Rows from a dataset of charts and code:
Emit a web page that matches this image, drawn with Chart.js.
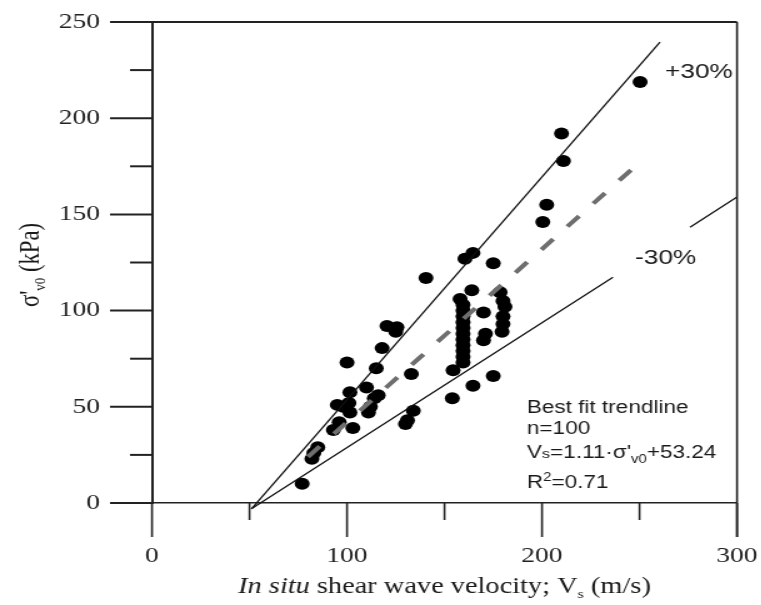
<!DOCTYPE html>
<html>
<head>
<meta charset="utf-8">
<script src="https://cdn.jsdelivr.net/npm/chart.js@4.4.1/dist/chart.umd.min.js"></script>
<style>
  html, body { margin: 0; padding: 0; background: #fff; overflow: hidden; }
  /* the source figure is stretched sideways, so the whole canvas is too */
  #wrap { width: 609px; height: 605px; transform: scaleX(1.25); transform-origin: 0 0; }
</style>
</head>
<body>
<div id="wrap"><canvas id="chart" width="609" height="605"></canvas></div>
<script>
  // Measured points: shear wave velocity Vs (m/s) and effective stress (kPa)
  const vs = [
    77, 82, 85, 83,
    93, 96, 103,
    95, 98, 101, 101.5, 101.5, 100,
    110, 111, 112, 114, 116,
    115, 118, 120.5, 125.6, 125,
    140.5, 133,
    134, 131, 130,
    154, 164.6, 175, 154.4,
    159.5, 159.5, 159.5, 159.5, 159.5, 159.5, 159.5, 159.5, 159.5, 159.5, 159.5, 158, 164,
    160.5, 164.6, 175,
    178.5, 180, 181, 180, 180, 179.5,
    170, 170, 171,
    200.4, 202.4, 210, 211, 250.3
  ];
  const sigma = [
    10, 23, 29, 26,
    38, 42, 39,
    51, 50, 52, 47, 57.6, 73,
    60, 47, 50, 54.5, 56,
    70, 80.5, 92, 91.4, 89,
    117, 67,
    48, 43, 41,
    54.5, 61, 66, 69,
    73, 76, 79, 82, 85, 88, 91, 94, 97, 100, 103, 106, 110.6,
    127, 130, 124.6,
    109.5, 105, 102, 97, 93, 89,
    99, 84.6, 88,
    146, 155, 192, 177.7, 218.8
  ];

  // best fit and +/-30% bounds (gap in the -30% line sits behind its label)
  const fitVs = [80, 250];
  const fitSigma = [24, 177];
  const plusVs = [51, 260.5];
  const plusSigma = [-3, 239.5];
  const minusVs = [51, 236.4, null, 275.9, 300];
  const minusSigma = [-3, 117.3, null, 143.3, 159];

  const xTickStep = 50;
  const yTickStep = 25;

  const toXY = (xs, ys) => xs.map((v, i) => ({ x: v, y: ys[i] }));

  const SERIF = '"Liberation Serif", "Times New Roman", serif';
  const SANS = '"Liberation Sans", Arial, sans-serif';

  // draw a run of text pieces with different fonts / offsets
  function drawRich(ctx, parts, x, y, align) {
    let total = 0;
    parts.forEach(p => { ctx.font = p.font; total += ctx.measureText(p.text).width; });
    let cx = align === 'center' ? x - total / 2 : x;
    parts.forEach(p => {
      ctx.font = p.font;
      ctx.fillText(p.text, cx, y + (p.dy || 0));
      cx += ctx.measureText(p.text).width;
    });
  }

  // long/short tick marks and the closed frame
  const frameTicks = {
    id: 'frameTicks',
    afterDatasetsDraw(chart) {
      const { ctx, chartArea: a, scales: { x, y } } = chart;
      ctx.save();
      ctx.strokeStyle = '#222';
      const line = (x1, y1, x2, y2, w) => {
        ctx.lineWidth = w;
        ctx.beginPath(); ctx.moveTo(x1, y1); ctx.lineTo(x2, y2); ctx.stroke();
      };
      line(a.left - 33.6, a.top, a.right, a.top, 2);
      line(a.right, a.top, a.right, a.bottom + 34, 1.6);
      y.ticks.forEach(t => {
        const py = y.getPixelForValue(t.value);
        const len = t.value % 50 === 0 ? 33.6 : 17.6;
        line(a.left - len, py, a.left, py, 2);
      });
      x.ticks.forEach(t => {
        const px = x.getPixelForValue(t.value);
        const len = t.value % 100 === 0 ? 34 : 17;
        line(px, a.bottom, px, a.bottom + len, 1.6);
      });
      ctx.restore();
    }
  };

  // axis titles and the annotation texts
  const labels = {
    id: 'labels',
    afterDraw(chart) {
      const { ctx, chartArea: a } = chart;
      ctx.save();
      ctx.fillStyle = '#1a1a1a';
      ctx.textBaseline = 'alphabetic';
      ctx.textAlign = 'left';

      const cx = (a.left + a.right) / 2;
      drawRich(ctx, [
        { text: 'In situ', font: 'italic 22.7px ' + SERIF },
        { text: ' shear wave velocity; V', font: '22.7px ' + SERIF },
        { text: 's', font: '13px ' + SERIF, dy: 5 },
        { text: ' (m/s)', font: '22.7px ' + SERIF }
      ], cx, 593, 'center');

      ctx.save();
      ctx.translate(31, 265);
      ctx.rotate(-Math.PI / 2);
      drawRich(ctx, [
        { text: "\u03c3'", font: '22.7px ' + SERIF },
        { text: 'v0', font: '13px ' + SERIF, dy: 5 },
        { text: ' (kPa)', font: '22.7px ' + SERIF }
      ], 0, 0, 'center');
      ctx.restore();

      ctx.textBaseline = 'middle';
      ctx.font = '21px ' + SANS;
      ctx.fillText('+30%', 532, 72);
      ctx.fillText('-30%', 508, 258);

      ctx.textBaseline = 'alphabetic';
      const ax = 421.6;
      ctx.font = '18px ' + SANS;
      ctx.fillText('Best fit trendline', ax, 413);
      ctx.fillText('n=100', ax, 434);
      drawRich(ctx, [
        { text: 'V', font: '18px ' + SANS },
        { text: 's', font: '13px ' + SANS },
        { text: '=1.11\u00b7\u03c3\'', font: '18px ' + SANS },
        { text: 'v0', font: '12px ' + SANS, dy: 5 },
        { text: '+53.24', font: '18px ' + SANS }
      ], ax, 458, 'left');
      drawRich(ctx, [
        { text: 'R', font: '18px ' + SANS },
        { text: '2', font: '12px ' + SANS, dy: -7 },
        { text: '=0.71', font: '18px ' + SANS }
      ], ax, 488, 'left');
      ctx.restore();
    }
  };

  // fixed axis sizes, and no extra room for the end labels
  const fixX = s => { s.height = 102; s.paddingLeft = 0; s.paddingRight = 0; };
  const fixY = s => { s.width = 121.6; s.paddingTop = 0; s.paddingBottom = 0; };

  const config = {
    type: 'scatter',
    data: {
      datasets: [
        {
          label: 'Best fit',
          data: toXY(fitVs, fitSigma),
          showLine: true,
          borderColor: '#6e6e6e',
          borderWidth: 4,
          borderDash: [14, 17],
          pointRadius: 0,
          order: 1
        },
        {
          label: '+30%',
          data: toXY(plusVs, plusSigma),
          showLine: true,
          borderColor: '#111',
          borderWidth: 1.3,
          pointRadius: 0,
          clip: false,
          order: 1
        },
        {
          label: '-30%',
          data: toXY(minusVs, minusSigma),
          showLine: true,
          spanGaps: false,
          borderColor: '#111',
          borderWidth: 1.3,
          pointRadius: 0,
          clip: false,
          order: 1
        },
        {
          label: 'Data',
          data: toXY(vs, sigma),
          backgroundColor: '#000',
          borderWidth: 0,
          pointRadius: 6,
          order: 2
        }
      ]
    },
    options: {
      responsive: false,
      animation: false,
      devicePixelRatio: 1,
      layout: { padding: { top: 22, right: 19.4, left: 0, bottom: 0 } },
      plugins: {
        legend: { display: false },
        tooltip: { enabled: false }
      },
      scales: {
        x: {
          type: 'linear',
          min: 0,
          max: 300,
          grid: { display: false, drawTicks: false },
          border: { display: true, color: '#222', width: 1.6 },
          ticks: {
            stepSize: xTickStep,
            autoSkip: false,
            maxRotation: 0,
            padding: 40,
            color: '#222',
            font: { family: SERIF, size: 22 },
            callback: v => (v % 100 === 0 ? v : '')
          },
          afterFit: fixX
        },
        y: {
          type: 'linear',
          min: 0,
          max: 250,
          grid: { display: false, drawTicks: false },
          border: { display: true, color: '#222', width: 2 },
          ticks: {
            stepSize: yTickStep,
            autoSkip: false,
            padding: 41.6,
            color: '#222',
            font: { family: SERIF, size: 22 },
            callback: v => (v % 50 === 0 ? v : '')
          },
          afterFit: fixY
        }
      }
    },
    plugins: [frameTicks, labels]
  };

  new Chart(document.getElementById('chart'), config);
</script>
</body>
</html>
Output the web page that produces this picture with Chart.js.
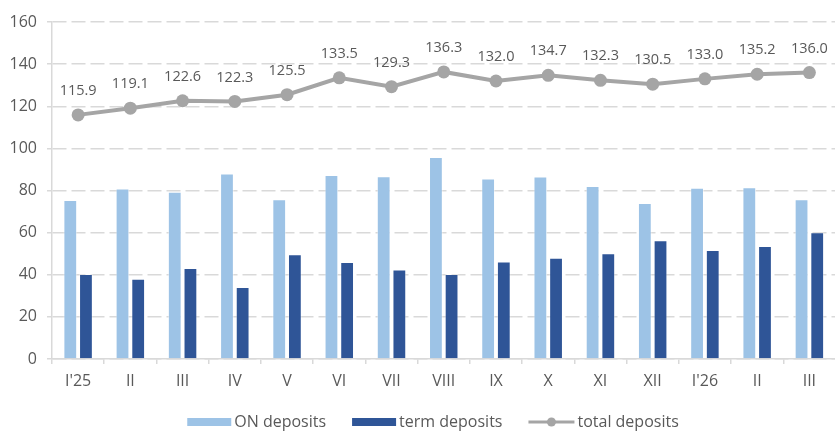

_Your instructions_. Restate word for word only the lines from where the entries begin through the one with "const toXY = (xs, ys)"; omit the pictures.

_Response below_.
Emit a web page that matches this image, drawn with Chart.js.
<!DOCTYPE html>
<html>
<head>
<meta charset="utf-8">
<script src="https://cdn.jsdelivr.net/npm/chart.js@4.4.1/dist/chart.umd.min.js"></script>
<style>
  html, body { margin: 0; padding: 0; background: #fff; overflow: hidden; }
  /* the source figure is stretched sideways, so the whole canvas is too */
  #wrap { width: 609px; height: 605px; transform: scaleX(1.25); transform-origin: 0 0; }
</style>
</head>
<body>
<div id="wrap"><canvas id="chart" width="609" height="605"></canvas></div>
<script>
  // Measured points: shear wave velocity Vs (m/s) and effective stress (kPa)
  const vs = [
    77, 82, 85, 83,
    93, 96, 103,
    95, 98, 101, 101.5, 101.5, 100,
    110, 111, 112, 114, 116,
    115, 118, 120.5, 125.6, 125,
    140.5, 133,
    134, 131, 130,
    154, 164.6, 175, 154.4,
    159.5, 159.5, 159.5, 159.5, 159.5, 159.5, 159.5, 159.5, 159.5, 159.5, 159.5, 158, 164,
    160.5, 164.6, 175,
    178.5, 180, 181, 180, 180, 179.5,
    170, 170, 171,
    200.4, 202.4, 210, 211, 250.3
  ];
  const sigma = [
    10, 23, 29, 26,
    38, 42, 39,
    51, 50, 52, 47, 57.6, 73,
    60, 47, 50, 54.5, 56,
    70, 80.5, 92, 91.4, 89,
    117, 67,
    48, 43, 41,
    54.5, 61, 66, 69,
    73, 76, 79, 82, 85, 88, 91, 94, 97, 100, 103, 106, 110.6,
    127, 130, 124.6,
    109.5, 105, 102, 97, 93, 89,
    99, 84.6, 88,
    146, 155, 192, 177.7, 218.8
  ];

  // best fit and +/-30% bounds (gap in the -30% line sits behind its label)
  const fitVs = [80, 250];
  const fitSigma = [24, 177];
  const plusVs = [51, 260.5];
  const plusSigma = [-3, 239.5];
  const minusVs = [51, 236.4, null, 275.9, 300];
  const minusSigma = [-3, 117.3, null, 143.3, 159];

  const xTickStep = 50;
  const yTickStep = 25;

  const toXY = (xs, ys) => xs.map((v, i) => ({ x: v, y: ys[i] }));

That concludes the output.